Reaching Eternity through the Moment
The Humanistic Historicism of Cartier-Bresson's Photographs
Henri Cartier-Bresson is one of the most revered and influential photographers of the 20th century and he was instrumental in shaping modern photojournalism. He approached moments both minute and monumental with great curiosity, elevating even the most passing, ordinary of events into dynamic flashes that told of the very experience of being human.
Reveling in these small moments, Cartier-Bresson sidestepped standard hierarchies of visual and social importance to show what was happening on the margins. In May 1937, he was sent by French Communist newspaper Ce soir to photograph the coronation of King George VI and Queen Elizabeth. He did not take a single photograph of the royal procession and instead focused on the crowd that had gathered to witness the historical event.

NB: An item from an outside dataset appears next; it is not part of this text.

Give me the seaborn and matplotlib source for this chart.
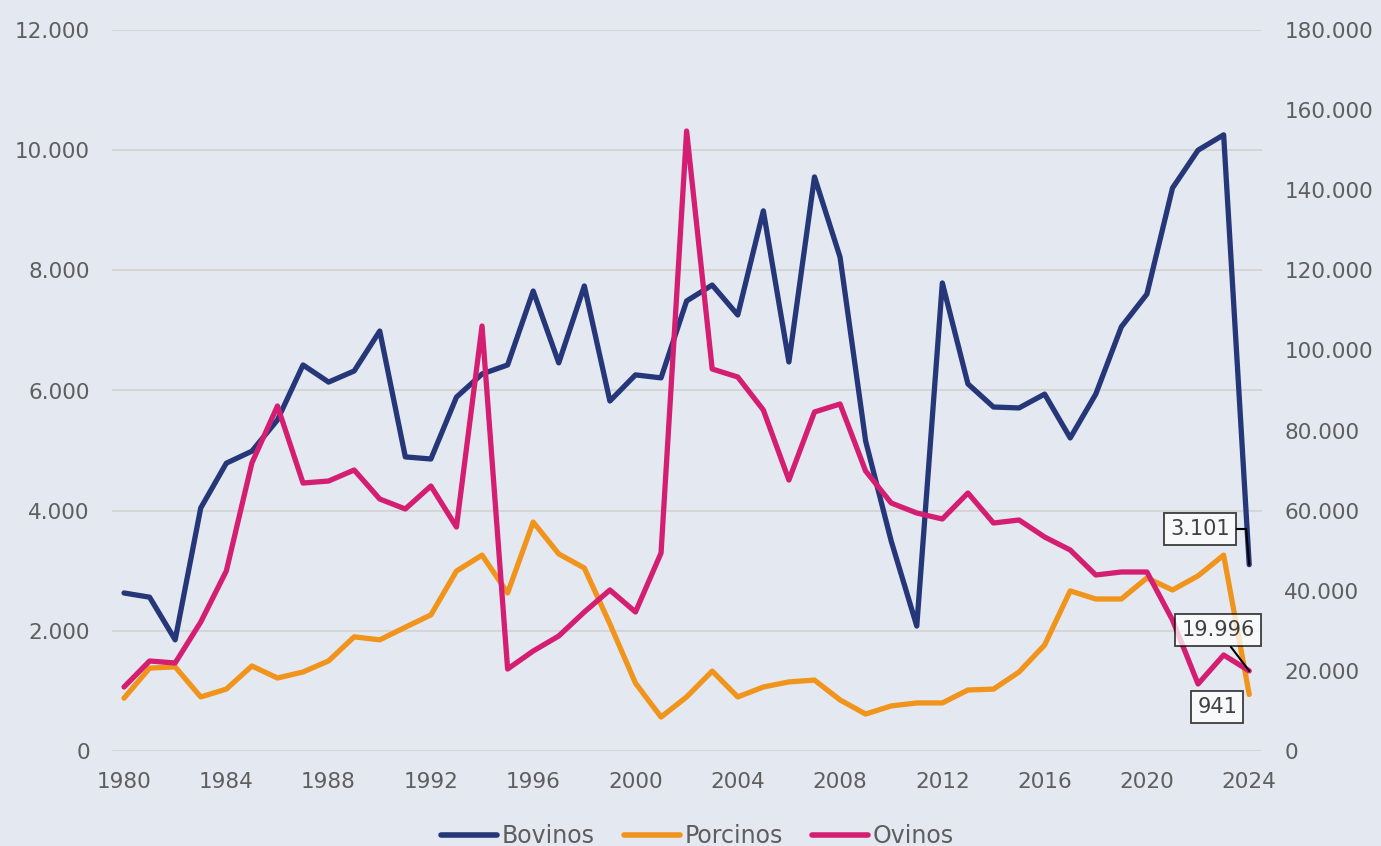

King George VI's brother, Edward VIII, had abdicated the throne to marry an American divorcée, causing scandal in the United Kingdom. The lavish ceremony was meant to reestablish the royal family as the respected, symbolic figureheads of the nation.
The present lot depicts a man sleeping among discarded newspapers, tired from waiting overnight, as others watch the spectacle before them. The accumulation of the people echoes the clutter of the papers below, suggesting that the coronation will soon be "yesterday's news," and that people will lose interest, as the sleeping man already has, exhausted by his own anticipation. Cutting through the pomp and circumstance of the coronation and the idle worship of power and status, Cartier-Bresson reveals the true significance of the decisive moment—simply to "capture a fraction of a second of reality."
Above all I crave to sieze the whole essence, in the confines of a single photograph, of some situation that was unrolling itself before my eyes.